In Memoriam

William Simmons ’60
The Compassionate Anthropologist

By Catherine Newman / September/October 2018
September 12th, 2018
photo of William Simmons ’60
Harvard University

William Simmons ’60 was “one of the most distinguished scholars of Native New England,” according to Robert Preucel, director of the Haffenreffer Museum, who introduced him that way before a talk in 2014. C. Morgan Grefe, director of the Rhode Island Historical Society, where Simmons was a trustee for almost 20 years, remembers his “brilliant intellect,” too—but also his “sparkling sense of humor” and “tremendous compassion for humankind. He was so very kind and so very smart.” All that and he wore “great” cowboy boots, says Grefe, a cowboy boot aficionado herself.
     Simmons was a Providence native who began and ended his distinguished anthropology career at Brown, first as an undergraduate and, ultimately, as a professor, provost, and vice president. “I don’t think I know anyone who loves Brown, Providence, and Rhode Island more than Bill did,” says Daniel Smith, chair of the anthropology department.
     Simmons got connected to the Haffenreffer as an undergraduate in a surprisingly random way.
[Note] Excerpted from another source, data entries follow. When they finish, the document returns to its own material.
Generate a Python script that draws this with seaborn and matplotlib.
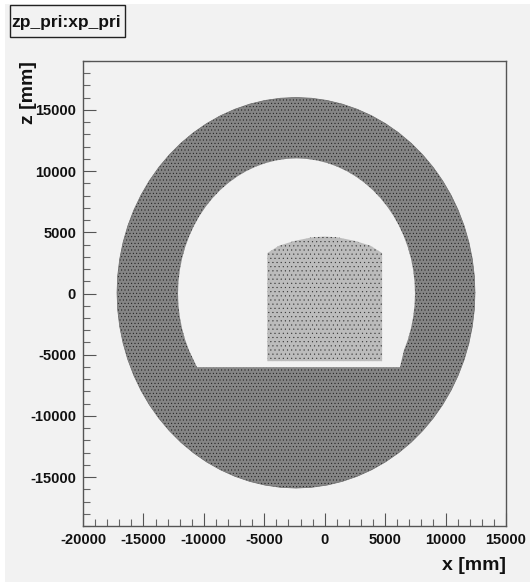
"""
zp_pri:xp_pri hit map, outlines read off the reference picture.
Individual hits cannot be read, so regions are stippled rather than simulated.
"""

import matplotlib
matplotlib.use('Agg')
import matplotlib.pyplot as plt
import seaborn as sns
from matplotlib.patches import Rectangle

# Outlines (mm)
outer_x = [12434, 12378, 12209, 11929, 11541, 11046, 10450, 9756, 8969, 8096, 7144, 6119, 5029,
           3883, 2689, 1457, 196, -1085, -2376, -3667, -4948, -6209, -7441, -8635, -9781,
           -10871, -11896, -12848, -13721, -14508, -15202, -15798, -16293, -16681, -16961,
           -17130, -17186, -17130, -16961, -16681, -16293, -15798, -15202, -14508, -13721,
           -12848, -11896, -10871, -9781, -8635, -7441, -6209, -4948, -3667, -2376, -1085,
           196, 1457, 2689, 3883, 5029, 6119, 7144, 8096, 8969, 9756, 10450, 11046, 11541,
           11929, 12209, 12378, 12434]
outer_z = [60, 1452, 2831, 4190, 5519, 6805, 8040, 9215, 10319, 11345, 12286, 13134, 13882,
           14525, 15057, 15476, 15777, 15959, 16020, 15959, 15777, 15476, 15057, 14525, 13882,
           13134, 12286, 11345, 10319, 9215, 8040, 6805, 5519, 4190, 2831,
           1452, 60, -1332, -2711, -4070, -5399, -6685, -7920, -9095, -10199,
           -11225, -12166, -13014, -13762, -14405, -14937, -15356, -15657, -15839, -15900, -15839,
           -15657, -15356, -14937, -14405, -13762, -13014, -12166, -11225, -10199, -9095, -7920,
           -6685, -5399, -4070, -2711, -1332, 60]
inner_x = [6230, 6551, 6879, 7136, 7321, 7433, 7470, 7433, 7321, 7136, 6879, 6551, 6156, 5697,
           5176, 4598, 3968, 3289, 2568, 1809, 1018, 203, -632, -1480, -2335, -3190, -4038,
           -4873, -5688, -6479, -7238, -7959, -8638, -9268, -9846, -10367, -10826, -11221,
           -11549, -11806, -11991, -12103, -12140, -12103, -11991, -11806, -11549, -11221,
           -10570, 6230]
inner_z = [-6020, -4665, -3776, -2857, -1917, -963, 0, 963, 1917, 2857, 3776, 4665, 5520, 6333,
           7096, 7806, 8457, 9044, 9561, 10006, 10374, 10663, 10872, 10998, 11040, 10998, 10872,
           10663, 10374, 10006, 9561, 9044, 8457, 7806, 7096, 6333, 5520, 4665,
           3776, 2857, 1917, 963, 0, -963, -1917, -2857, -3776, -4665,
           -6020, -6020]
core_x = [-4750, 4750, 4750, 3800, 2500, 1000, 0, -1000, -2500, -3800, -4750, -4750]
core_z = [-5530, -5530, 3300, 3900, 4300, 4600, 4650, 4600, 4300, 3900, 3300, -5530]

x_major = [-20000, -15000, -10000, -5000, 0, 5000, 10000, 15000]
z_major = [-15000, -10000, -5000, 0, 5000, 10000, 15000]
x_minor = list(range(-20000, 15001, 1000))
z_minor = list(range(-19000, 19001, 1000))

BG = '#f2f2f2'
sns.set_style('ticks')
plt.rcParams['font.family'] = ['Liberation Sans', 'DejaVu Sans']
plt.rcParams['font.weight'] = 'bold'
plt.rcParams['hatch.linewidth'] = 0.3
plt.rcParams['axes.unicode_minus'] = False

W, H = 530, 583
fig = plt.figure(figsize=(W / 100, H / 100), dpi=100, facecolor='white')
fig.add_artist(Rectangle((5 / W, 1 / H), 1, 578 / H, transform=fig.transFigure,
                         facecolor=BG, edgecolor='none', zorder=-5))
ax = fig.add_axes([83 / W, 1 - 526 / H, 423 / W, 465 / H], facecolor=BG)

# Ring, cut-out and central block
ax.fill(outer_x, outer_z, facecolor='#858585', edgecolor='none', zorder=1)
ax.fill(outer_x, outer_z, facecolor='none', edgecolor='#111111', hatch='.....', lw=0, zorder=2)
sns.lineplot(x=outer_x, y=outer_z, sort=False, estimator=None, color='#6a6a6a', lw=0.5,
             ax=ax, zorder=2.5)
ax.fill(inner_x, inner_z, facecolor=BG, edgecolor='none', zorder=3)
ax.fill(core_x, core_z, facecolor='#bcbcbc', edgecolor='none', zorder=4)
ax.fill(core_x, core_z, facecolor='none', edgecolor='#333333', hatch='....', lw=0, zorder=5)

ax.set_xlim(-20000, 15000)
ax.set_ylim(-19000, 19000)
ax.set_xticks(x_major)
ax.set_yticks(z_major)
ax.set_xticks(x_minor, minor=True)
ax.set_yticks(z_minor, minor=True)
ax.tick_params(which='major', direction='in', length=9.5, width=0.8, color='#555555',
               labelsize=10.5, pad=5, labelcolor='#111111')
ax.tick_params(which='minor', direction='in', length=5, width=0.8, color='#666666')
for s in ax.spines.values():
    s.set_linewidth(1.0)
    s.set_color('#555555')

ax.set_xlabel('x [mm]', fontsize=14, fontweight='bold', color='#111111', ha='right', labelpad=0)
ax.xaxis.set_label_coords(1.0, -0.066)
ax.set_ylabel('z [mm]', fontsize=14, fontweight='bold', color='#111111', ha='right', labelpad=0)
ax.yaxis.set_label_coords(-0.109, 1.0)

# Title box
fig.add_artist(Rectangle((9.5 / W, 1 - 37 / H), 115 / W, 32 / H, transform=fig.transFigure,
                         facecolor=BG, edgecolor='#222222', lw=1.0))
fig.text(66.5 / W, 1 - 22 / H, 'zp_pri:xp_pri', ha='center', va='center', fontsize=12.5,
         fontweight='bold', color='#111111')

fig.savefig('out.png', dpi=100, facecolor='white')
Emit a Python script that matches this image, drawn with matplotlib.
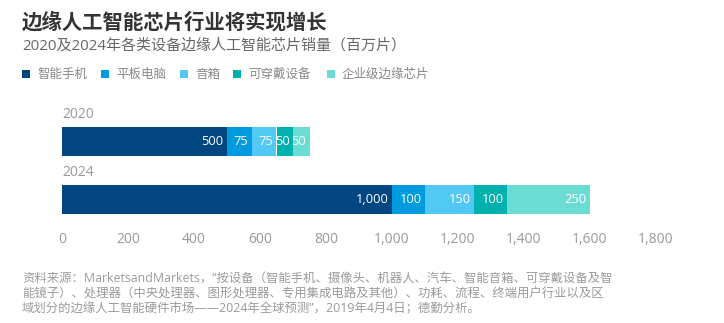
import matplotlib
matplotlib.use("Agg")
import matplotlib.pyplot as plt
from matplotlib.patches import Rectangle

plt.rcParams['font.family'] = ['Open Sans', 'Noto Sans CJK SC', 'DejaVu Sans']

# Data
years = ["2020", "2024"]
segments = ["智能手机", "平板电脑", "音箱", "可穿戴设备", "企业级边缘芯片"]
values = {
    "智能手机": [500, 1000],
    "平板电脑": [75, 100],
    "音箱": [75, 150],
    "可穿戴设备": [50, 100],
    "企业级边缘芯片": [50, 250],
}
colors = ["#004680", "#009ADE", "#52C9F4", "#00B1AD", "#6ADCD3"]
xticks = [0, 200, 400, 600, 800, 1000, 1200, 1400, 1600, 1800]

title = "边缘人工智能芯片行业将实现增长"
subtitle = "2020及2024年各类设备边缘人工智能芯片销量（百万片）"
source_lines = [
    "资料来源：MarketsandMarkets，“按设备（智能手机、摄像头、机器人、汽车、智能音箱、可穿戴设备及智",
    "能镜子）、处理器（中央处理器、图形处理器、专用集成电路及其他）、功耗、流程、终端用户行业以及区",
    "域划分的边缘人工智能硬件市场——2024年全球预测”，2019年4月4日；德勤分析。",
]

W, H = 724, 323
fig = plt.figure(figsize=(W / 100, H / 100), dpi=100)
fig.patch.set_facecolor("white")

def px(x, y):
    return x / W, 1 - y / H

cjk = ['Noto Sans CJK SC', 'DejaVu Sans']

fig.text(*px(22, 22), title, fontsize=14.7, fontweight="bold", color="#333333",
         family=cjk, va="center", ha="left")
fig.text(*px(22, 46), subtitle, fontsize=10.8, color="#666666",
         family=['Open Sans', 'Noto Sans CJK SC'], va="center", ha="left")

# Legend
leg_x = [22, 101, 180, 233, 327]
for lx, name, c in zip(leg_x, segments, colors):
    x0, y0 = px(lx, 78)
    fig.patches.append(Rectangle((x0, y0), 8 / W, 8 / H, transform=fig.transFigure,
                                 facecolor=c, edgecolor="none"))
    fig.text(*px(lx + 15, 74), name, fontsize=9, color="#888888", family=cjk,
             va="center", ha="left")

# Bars
x_left, x_right = 62, 656
top, bottom = 100, 228
ax = fig.add_axes([x_left / W, 1 - bottom / H, (x_right - x_left) / W, (bottom - top) / H])
ax.set_xlim(0, 1800)
ax.set_ylim(1.5, -0.707)

for i, yr in enumerate(years):
    left = 0
    for name, c in zip(segments, colors):
        v = values[name][i]
        ax.barh(i, v, left=left, height=0.5, color=c, edgecolor="none")
        ax.annotate(f"{v:,}", xy=(left + v, i), xytext=(-2.5, 0), textcoords="offset points",
                    ha="right", va="center", color="white", fontsize=9.3)
        left += v
    ax.text(0, i - 0.45, yr, ha="left", va="center", fontsize=10, color="#999999")

ax.set_xticks(xticks)
ax.set_xticklabels([f"{t:,}" for t in xticks])
ax.tick_params(axis="x", length=0, pad=3, labelsize=10, labelcolor="#999999")
ax.set_yticks([])
for s in ax.spines.values():
    s.set_visible(False)
ax.set_facecolor("none")

for k, line in enumerate(source_lines):
    fig.text(*px(22, 279 + 15 * k), line, fontsize=8.9, color="#9a9a9a",
             family=['Open Sans', 'Noto Sans CJK SC'], va="center", ha="left")

fig.savefig("out.png", dpi=100, facecolor="white")
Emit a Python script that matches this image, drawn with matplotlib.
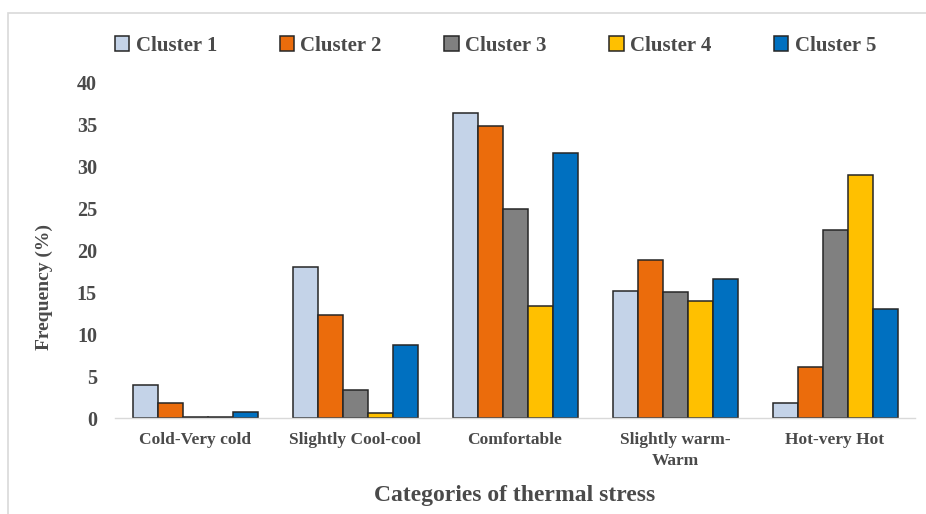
import matplotlib.pyplot as plt
import matplotlib.patches as patches
import numpy as np

categories = ['Cold-Very cold', 'Slightly Cool-cool', 'Comfortable',
              'Slightly warm-\nWarm', 'Hot-very Hot']
clusters = ['Cluster 1', 'Cluster 2', 'Cluster 3', 'Cluster 4', 'Cluster 5']
cluster1 = [3.9, 18.0, 36.4, 15.2, 1.8]
cluster2 = [1.8, 12.3, 34.9, 18.9, 6.1]
cluster3 = [0.15, 3.4, 25.0, 15.0, 22.4]
cluster4 = [0.1, 0.6, 13.4, 14.0, 29.0]
cluster5 = [0.75, 8.7, 31.7, 16.6, 13.0]
colors = ['#C4D3E8', '#EB6C0C', '#808080', '#FFC000', '#0070C0']

plt.rcParams['font.family'] = ['Liberation Serif', 'DejaVu Serif']
text_color = '#4A4A4A'

fig = plt.figure(figsize=(9.26, 5.14), dpi=100)
ax = fig.add_axes([115 / 926, 1 - 418 / 514, 800 / 926, 335 / 514])

# light border round the chart area
fig.patches.append(patches.Rectangle((8 / 926, -0.05), 1.1, 1 - 13 / 514 + 0.05,
                                     transform=fig.transFigure, fill=False,
                                     edgecolor='#D9D9D9', linewidth=1.2))

x = np.arange(len(categories))
width = 25 / 160
series = [cluster1, cluster2, cluster3, cluster4, cluster5]
for i, (vals, name, col) in enumerate(zip(series, clusters, colors)):
    ax.bar(x + (i - 2) * width, vals, width, color=col, edgecolor='#262626',
           linewidth=1.1, label=name)

ax.set_xlim(-0.5, len(categories) - 0.5)
ax.set_ylim(0, 40)
ax.set_yticks(range(0, 41, 5))
ax.set_xticks(x)
ax.set_xticklabels(categories, fontsize=12.5, fontweight='bold', color=text_color,
                   linespacing=1.4)
ax.tick_params(axis='y', labelsize=14.5, labelcolor=text_color, length=0, pad=13)
ax.tick_params(axis='x', length=0, pad=10)
for lab in ax.get_yticklabels():
    lab.set_fontweight('bold')

for s in ['top', 'right', 'left']:
    ax.spines[s].set_visible(False)
ax.spines['bottom'].set_color('#D9D9D9')
ax.spines['bottom'].set_linewidth(1.0)

ax.set_ylabel('Frequency (%)', fontsize=14, fontweight='bold', color=text_color)
ax.yaxis.set_label_coords(-0.078, 0.39)
ax.set_xlabel('Categories of thermal stress', fontsize=17, fontweight='bold',
              color=text_color, labelpad=12)

leg = fig.legend(loc='center', bbox_to_anchor=(0.535, 1 - 46 / 514), ncol=5,
                 frameon=False, fontsize=15, handlelength=0.7, handleheight=0.7,
                 handletextpad=0.3, columnspacing=3.0)
for t in leg.get_texts():
    t.set_fontweight('bold')
    t.set_color(text_color)

fig.savefig('out.png', dpi=100)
He’d applied for a campus job and was picturing waiting tables at the Ratty. Instead, he found himself  being interviewed by the great archaeologist and sociology professor J. Louis Giddings, then director of the museum. Simmons was already a budding archaeologist and later described himself as having “accumulated a small collection of surface finds of arrowheads and other stone tools” in addition to having “read lots on the subject and had been a member of the Narragansett Archaeological Society.” Giddings hired him to work at the museum before inviting him on a number of fieldwork trips to Alaska, where they made consequential discoveries about Arctic prehistory. “I have never ceased thanking my lucky stars,” Simmons said about meeting Giddings.
     Simmons ultimately wrote his undergraduate thesis not about peyote, as he had originally proposed—Giddings “showed visible relief” when he abandoned the topic—but on the work they’d done together on Arctic whaling culture. The paper was called “Faunal remains from prehistoric sites, Alaska,” and Simmons graduated with honors in 1961.
     After Brown, Simmons went on to earn a master’s degree and Ph.D. in anthropology from Harvard and arrived in 1967 at Berkeley, where he would spend the next three decades teaching anthropology and serving as a dean. He did not allow his professional aspirations to overshadow his compassion, however. Simmons sought to redress the desecration of Native American burial grounds, after a 1967 dig in which he and his team had excavated a site on Conanicut Island in Rhode Island where they’d uncovered seven cremation burials and 58 Narragansett graves. The 1990 Native American Graves Protection and Repatriation Act would later make such excavation unlawful and require federally funded museums and other federal agencies to return Native American cultural objects—including human remains and artifacts from burial sites—to the Native American tribes they belonged to. But in 1972, well in advance of such a legal mandate, Simmons’s personal doubts about the excavation led him to contact the Narragansett and, ultimately, to request that Harvard return the skeletal remains to the tribe, which they did. “I don’t think anything like that had happened before,” Simmons said.
     Simmons returned to Brown in 1998 as executive vice president and provost, as well as professor of anthropology. He specialized in archaeology and social anthropology with a focus on the religion and folklore of Native American tribes, and of the Narragansett people in particular. He wrote a number of books, including The Spirit of the New England Tribes: Indian History and Folklore, 1620-1984, which New York Folklore called “a testimony to the resilience of the human spirit.” He collaborated with Native American scholars and served on the economic development working committee of the Narragansett Indian Tribe. Brown’s current provost, Richard M. Locke, has hailed Simmons’s “pioneering Native-centered interpretations in which indigenous histories and voices could be heard.” Nancy Brown-Garcia, the Narragansett Tribe’s chief deputy historic preservation officer, once described Simmons as “one of my very dear friends.”
      In 2015, as part of Brown’s 250th anniversary celebration, Simmons turned his anthropological attentions to the University itself, curating “Deo Speramus: The Symbols and Ceremonies of Brown University,” an exhibit at the Haffenreffer, where he was a fellow and one-time acting director. In a videotaped introduction to the collection, Simmons analyzes the objects and rituals of the University, including arcane artifacts culled from “various mothproof closets.”  Examining Brown’s seal, he concludes that it means to communicate: “This is a community apart from the world, and there is something sacred and special about it.” And he says, about the ritual of commencement, “This procession represents the eternal purpose of the university—its goals, its missions, its values: educating the people and improving the world and so forth.” Simmons certainly educated the people and improved the world—and whatever that mischievous “so forth” includes, he doubtless did that as well. Simmons died of cancer on June 2. He was 79. He is survived by his wife, Cheryl and his daughters, Riva Mullins and Kaia Simmons.